Die "Theorie der unabhängigen staatlichen Gesetzgeber" hat zwar eine gewisse verfassungsrechtliche Grundlage, wurde aber als so ungeheuerlich angesehen, dass sie abgewiesen wurde – bis jetzt, da die Republikaner ihre Kampagne zum Machterhalt vorantreiben, egal, was die zur Passivität verdammte Bevölkerung dazu zu sagen hat.
Ich habe nicht den Eindruck, dass die Kampagne der Republikaner zur Aushöhlung der Demokratie auf eine imperiale Überdehnung zurückzuführen ist.
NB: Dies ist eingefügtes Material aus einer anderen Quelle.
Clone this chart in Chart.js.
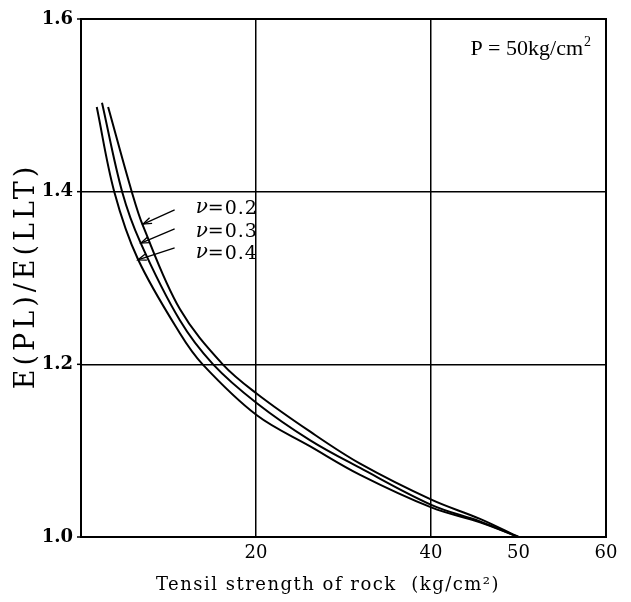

Es gibt eine ganze Reihe wertvoller wissenschaftlicher Erkenntnisse über ihr Wesen und ihre Wurzeln, die anderswo zu liegen scheinen, vor allem im Streben nach Macht.
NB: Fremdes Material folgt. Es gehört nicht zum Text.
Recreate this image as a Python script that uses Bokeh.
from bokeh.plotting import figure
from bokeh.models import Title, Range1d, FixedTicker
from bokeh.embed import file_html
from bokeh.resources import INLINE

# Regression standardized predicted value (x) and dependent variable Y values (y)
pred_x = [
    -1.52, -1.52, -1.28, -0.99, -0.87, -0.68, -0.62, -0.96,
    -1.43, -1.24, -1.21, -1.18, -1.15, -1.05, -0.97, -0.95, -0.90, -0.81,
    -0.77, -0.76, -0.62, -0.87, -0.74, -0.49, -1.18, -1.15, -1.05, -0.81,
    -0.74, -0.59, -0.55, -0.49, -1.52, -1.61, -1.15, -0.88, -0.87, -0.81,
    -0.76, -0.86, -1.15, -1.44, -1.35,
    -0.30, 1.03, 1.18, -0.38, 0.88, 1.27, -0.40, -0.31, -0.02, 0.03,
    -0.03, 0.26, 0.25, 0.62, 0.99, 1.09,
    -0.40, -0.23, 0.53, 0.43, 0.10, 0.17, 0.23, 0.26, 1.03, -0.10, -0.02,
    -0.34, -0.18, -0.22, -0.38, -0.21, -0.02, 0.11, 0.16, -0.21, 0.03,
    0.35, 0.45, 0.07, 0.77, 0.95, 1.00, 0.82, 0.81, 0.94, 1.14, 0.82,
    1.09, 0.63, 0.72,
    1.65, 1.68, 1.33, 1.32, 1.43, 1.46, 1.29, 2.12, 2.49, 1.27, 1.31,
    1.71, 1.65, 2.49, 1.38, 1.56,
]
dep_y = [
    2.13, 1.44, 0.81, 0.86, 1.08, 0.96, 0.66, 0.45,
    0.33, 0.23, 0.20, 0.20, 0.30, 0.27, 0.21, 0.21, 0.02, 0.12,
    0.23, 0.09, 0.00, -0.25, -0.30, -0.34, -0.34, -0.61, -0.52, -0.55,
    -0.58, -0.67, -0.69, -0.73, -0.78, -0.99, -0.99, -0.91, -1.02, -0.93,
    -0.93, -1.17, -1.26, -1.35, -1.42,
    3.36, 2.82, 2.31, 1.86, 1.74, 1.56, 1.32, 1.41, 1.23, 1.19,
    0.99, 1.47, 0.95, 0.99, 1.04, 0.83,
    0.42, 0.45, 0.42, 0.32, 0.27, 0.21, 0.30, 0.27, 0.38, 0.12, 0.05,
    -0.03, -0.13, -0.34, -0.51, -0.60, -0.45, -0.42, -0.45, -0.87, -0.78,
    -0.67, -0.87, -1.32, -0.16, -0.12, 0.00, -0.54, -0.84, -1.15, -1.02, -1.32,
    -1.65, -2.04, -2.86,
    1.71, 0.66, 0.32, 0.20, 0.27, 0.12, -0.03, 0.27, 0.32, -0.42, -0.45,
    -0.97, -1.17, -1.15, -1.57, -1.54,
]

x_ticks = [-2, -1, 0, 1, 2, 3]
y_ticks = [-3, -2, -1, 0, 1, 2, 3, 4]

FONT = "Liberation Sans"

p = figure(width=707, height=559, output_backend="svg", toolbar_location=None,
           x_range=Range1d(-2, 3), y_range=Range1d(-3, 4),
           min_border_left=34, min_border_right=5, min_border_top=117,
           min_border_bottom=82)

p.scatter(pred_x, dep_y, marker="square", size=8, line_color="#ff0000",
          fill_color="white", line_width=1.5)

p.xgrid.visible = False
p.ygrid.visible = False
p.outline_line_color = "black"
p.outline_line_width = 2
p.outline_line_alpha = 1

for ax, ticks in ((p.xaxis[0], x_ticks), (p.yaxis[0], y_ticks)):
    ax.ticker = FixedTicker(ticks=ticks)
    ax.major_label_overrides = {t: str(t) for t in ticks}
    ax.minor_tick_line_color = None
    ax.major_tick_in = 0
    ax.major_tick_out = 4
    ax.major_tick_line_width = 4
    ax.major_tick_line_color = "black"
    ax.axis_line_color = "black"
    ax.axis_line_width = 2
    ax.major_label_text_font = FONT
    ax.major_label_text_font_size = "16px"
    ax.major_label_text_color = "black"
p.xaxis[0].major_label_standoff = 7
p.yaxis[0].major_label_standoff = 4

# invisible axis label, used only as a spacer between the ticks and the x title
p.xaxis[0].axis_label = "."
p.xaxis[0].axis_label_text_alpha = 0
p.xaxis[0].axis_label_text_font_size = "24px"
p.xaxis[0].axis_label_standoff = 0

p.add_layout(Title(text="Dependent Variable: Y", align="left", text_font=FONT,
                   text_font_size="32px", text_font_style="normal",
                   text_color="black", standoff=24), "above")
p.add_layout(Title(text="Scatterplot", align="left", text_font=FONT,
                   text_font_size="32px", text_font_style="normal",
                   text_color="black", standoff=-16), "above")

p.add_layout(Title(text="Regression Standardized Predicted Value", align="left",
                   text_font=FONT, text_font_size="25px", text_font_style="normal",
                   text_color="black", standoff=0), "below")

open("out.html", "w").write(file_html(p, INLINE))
Es ist nicht klar, wie sich das auf die Außenpolitik auswirken würde. Trump selbst ist eine tickende Zeitbombe. Er hat keine klare Idee im Kopf, außer sich selbst! Er hat auch eine Vorliebe dafür, alles zu zerstören, was andere mit aufgebaut haben – wobei er sich immer sehr eng an das oberste Prinzip hält: die Superreichen und die Macht der Konzerne zu bereichern, zumindest den Teil, der seine Majestät nicht ankratzt. Seine Konkurrenten in der Partei haben so viel Ehrfurcht und Angst vor seiner Macht über die Massen, dass sie kaum etwas sagen.
Die allgemeinen Auswirkungen auf den Weltfrieden und die Sicherheit scheinen klar genug zu sein. Trumps Triumphe in der Außenpolitik haben die beiden größten Bedrohungen für das Überleben der organisierten menschlichen Gesellschaft erheblich verstärkt: Umweltzerstörung und Atomkrieg. Beide wurden von seiner Abrissbirne nicht verschont. Er stieg aus dem Pariser Abkommen über die drohende Klimakatastrophe aus und tat, was er konnte, um Vorschriften zu beseitigen, die die Klimawandel-Auswirkungen auf die Amerikaner etwas abschwächen.
Er setzte das (von G.W. Bush begonnene) Programm der Republikaner zur Demontage des Rüstungskontrollsystems fort, das mühsam aufgebaut wurde, um die Bedrohung durch einen Atomkrieg zu verringern. Er hat auch das gemeinsame Abkommen mit dem Iran über die Atompolitik (JCPOA) zunichtegemacht und damit gegen die Zustimmung des UN-Sicherheitsrats zu diesem Abkommen verstoßen, was wiederum die globalen Bedrohungen erhöht hat.
Was er in bestimmten Fragen als neuer Präsident genau tun würde, kann man nur vermuten. Vielleicht das, was er gerade auf Fox News gehört hat.
Die Vorstellung, dass die Zukunft der Welt bald wieder in solchen Händen liegen könnte, übersteigt fast die Vorstellungskraft.
An wichtigen Aufgaben für die Zukunft mangelt es also nicht.
Noam Chomsky ist Professor emeritus für Linguistik am Massachusetts Institute of Technology und Ehrenprofessor an der Universität von Arizona, politischer Dissident und Buchautor. Zuletzt erschien von ihm zusammen mit Marv Waterstone im Westend Verlag: "Konsequenzen des Kapitalismus. Der lange Weg von der Unzufriedenheit zum Widerstand".